- WRITTEN TASK
All of the material below is to be restated word for word, apart from the pictures.

** Start DATASET EXCERPT **

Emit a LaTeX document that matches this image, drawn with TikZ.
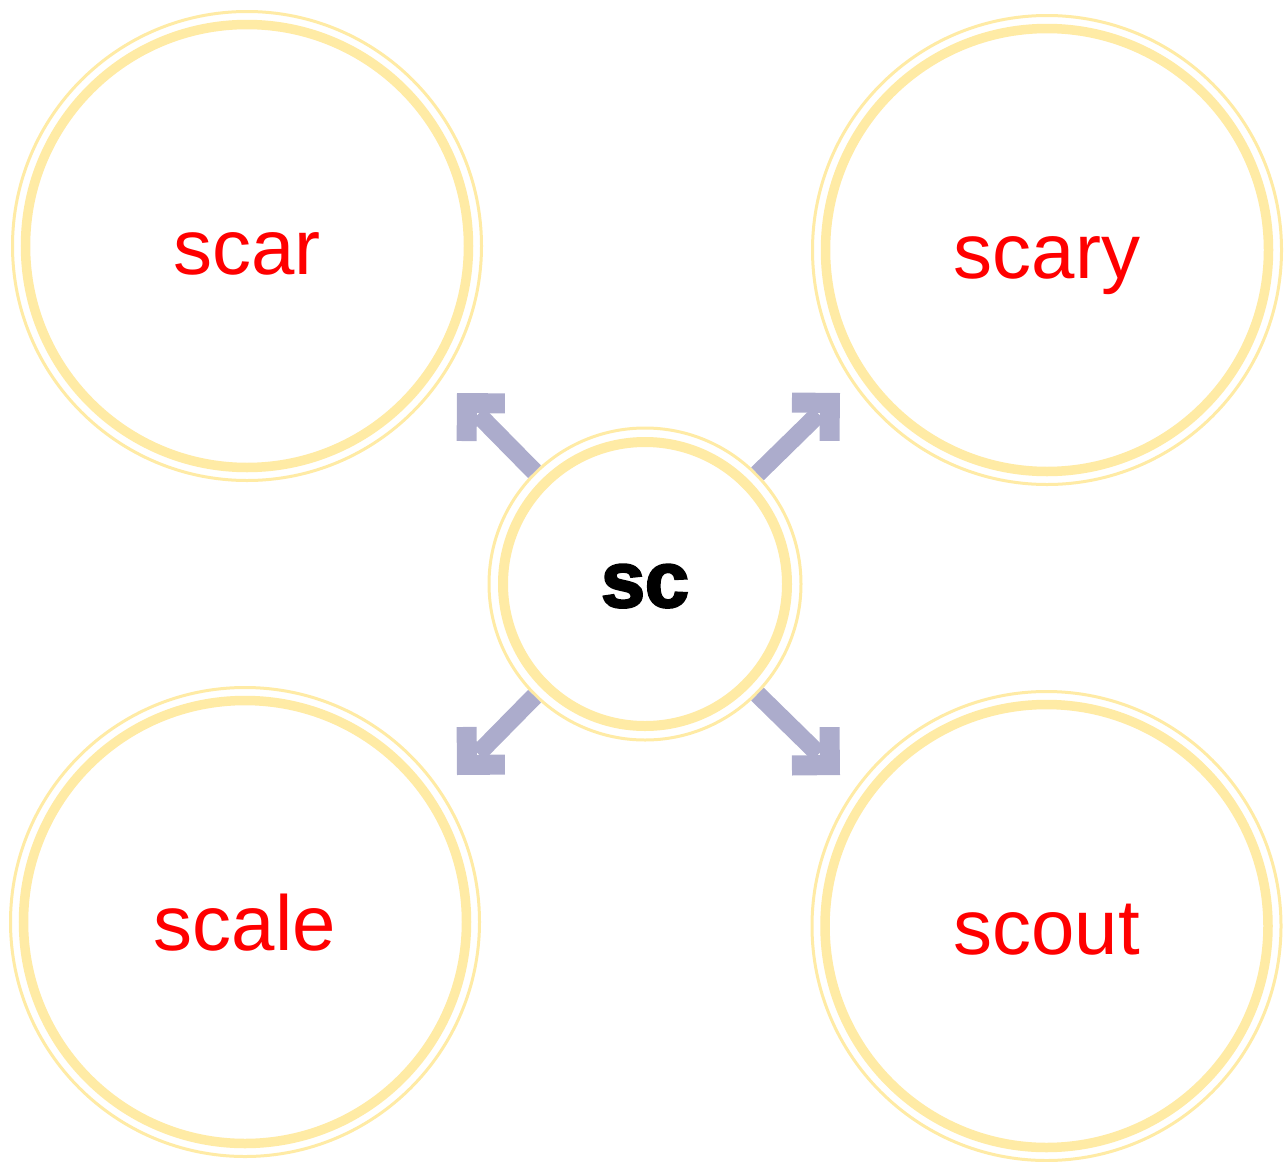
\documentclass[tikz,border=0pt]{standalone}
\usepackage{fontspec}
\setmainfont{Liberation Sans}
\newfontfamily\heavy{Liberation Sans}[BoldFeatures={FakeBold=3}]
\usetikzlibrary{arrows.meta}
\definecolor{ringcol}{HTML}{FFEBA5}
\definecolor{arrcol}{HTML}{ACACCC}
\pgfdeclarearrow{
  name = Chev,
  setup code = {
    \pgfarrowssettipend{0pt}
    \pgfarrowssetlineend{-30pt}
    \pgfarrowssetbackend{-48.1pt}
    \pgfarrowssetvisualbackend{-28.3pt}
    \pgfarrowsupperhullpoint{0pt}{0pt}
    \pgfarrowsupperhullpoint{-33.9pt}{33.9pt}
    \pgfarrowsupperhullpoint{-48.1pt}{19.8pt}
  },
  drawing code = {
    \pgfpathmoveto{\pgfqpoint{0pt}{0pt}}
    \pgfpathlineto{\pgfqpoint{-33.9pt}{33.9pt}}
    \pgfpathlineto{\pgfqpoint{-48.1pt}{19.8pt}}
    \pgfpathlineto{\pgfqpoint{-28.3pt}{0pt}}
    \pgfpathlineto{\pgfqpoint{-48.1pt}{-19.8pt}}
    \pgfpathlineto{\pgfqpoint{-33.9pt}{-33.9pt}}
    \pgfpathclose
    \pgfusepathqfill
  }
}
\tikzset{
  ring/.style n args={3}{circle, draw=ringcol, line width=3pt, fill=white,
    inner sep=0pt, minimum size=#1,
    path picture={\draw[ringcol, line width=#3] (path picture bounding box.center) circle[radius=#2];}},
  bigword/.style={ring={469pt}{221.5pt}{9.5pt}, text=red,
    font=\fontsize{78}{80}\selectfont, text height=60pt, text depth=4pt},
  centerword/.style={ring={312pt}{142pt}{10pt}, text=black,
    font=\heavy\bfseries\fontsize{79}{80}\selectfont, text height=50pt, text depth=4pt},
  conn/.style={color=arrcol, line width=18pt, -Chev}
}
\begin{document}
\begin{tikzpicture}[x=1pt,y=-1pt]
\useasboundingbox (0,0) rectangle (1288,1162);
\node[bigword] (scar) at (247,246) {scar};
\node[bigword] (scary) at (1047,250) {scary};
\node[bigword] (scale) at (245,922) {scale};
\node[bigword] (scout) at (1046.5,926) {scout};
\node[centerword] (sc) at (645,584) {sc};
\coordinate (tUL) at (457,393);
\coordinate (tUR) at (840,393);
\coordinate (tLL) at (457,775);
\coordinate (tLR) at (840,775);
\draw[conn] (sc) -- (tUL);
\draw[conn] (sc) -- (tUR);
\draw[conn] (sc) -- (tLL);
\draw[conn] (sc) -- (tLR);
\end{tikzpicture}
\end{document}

** End DATASET EXCERPT **

- FINAL RESULT
Emit a LaTeX document that matches this image, drawn with TikZ.
\documentclass[tikz,border=0pt]{standalone}
\usepackage{fontspec}
\setmainfont{Liberation Sans}
\newfontfamily\heavy{Liberation Sans}[BoldFeatures={FakeBold=3}]
\usetikzlibrary{arrows.meta}
\definecolor{ringcol}{HTML}{FFEBA5}
\definecolor{arrcol}{HTML}{ACACCC}
\pgfdeclarearrow{
  name = Chev,
  setup code = {
    \pgfarrowssettipend{0pt}
    \pgfarrowssetlineend{-30pt}
    \pgfarrowssetbackend{-48.1pt}
    \pgfarrowssetvisualbackend{-28.3pt}
    \pgfarrowsupperhullpoint{0pt}{0pt}
    \pgfarrowsupperhullpoint{-33.9pt}{33.9pt}
    \pgfarrowsupperhullpoint{-48.1pt}{19.8pt}
  },
  drawing code = {
    \pgfpathmoveto{\pgfqpoint{0pt}{0pt}}
    \pgfpathlineto{\pgfqpoint{-33.9pt}{33.9pt}}
    \pgfpathlineto{\pgfqpoint{-48.1pt}{19.8pt}}
    \pgfpathlineto{\pgfqpoint{-28.3pt}{0pt}}
    \pgfpathlineto{\pgfqpoint{-48.1pt}{-19.8pt}}
    \pgfpathlineto{\pgfqpoint{-33.9pt}{-33.9pt}}
    \pgfpathclose
    \pgfusepathqfill
  }
}
\tikzset{
  ring/.style n args={3}{circle, draw=ringcol, line width=3pt, fill=white,
    inner sep=0pt, minimum size=#1,
    path picture={\draw[ringcol, line width=#3] (path picture bounding box.center) circle[radius=#2];}},
  bigword/.style={ring={469pt}{221.5pt}{9.5pt}, text=red,
    font=\fontsize{78}{80}\selectfont, text height=60pt, text depth=4pt},
  centerword/.style={ring={312pt}{142pt}{10pt}, text=black,
    font=\heavy\bfseries\fontsize{79}{80}\selectfont, text height=50pt, text depth=4pt},
  conn/.style={color=arrcol, line width=18pt, -Chev}
}
\begin{document}
\begin{tikzpicture}[x=1pt,y=-1pt]
\useasboundingbox (0,0) rectangle (1288,1162);
\node[bigword] (scar) at (247,246) {scar};
\node[bigword] (scary) at (1047,250) {scary};
\node[bigword] (scale) at (245,922) {scale};
\node[bigword] (scout) at (1046.5,926) {scout};
\node[centerword] (sc) at (645,584) {sc};
\coordinate (tUL) at (457,393);
\coordinate (tUR) at (840,393);
\coordinate (tLL) at (457,775);
\coordinate (tLR) at (840,775);
\draw[conn] (sc) -- (tUL);
\draw[conn] (sc) -- (tUR);
\draw[conn] (sc) -- (tLL);
\draw[conn] (sc) -- (tLR);
\end{tikzpicture}
\end{document}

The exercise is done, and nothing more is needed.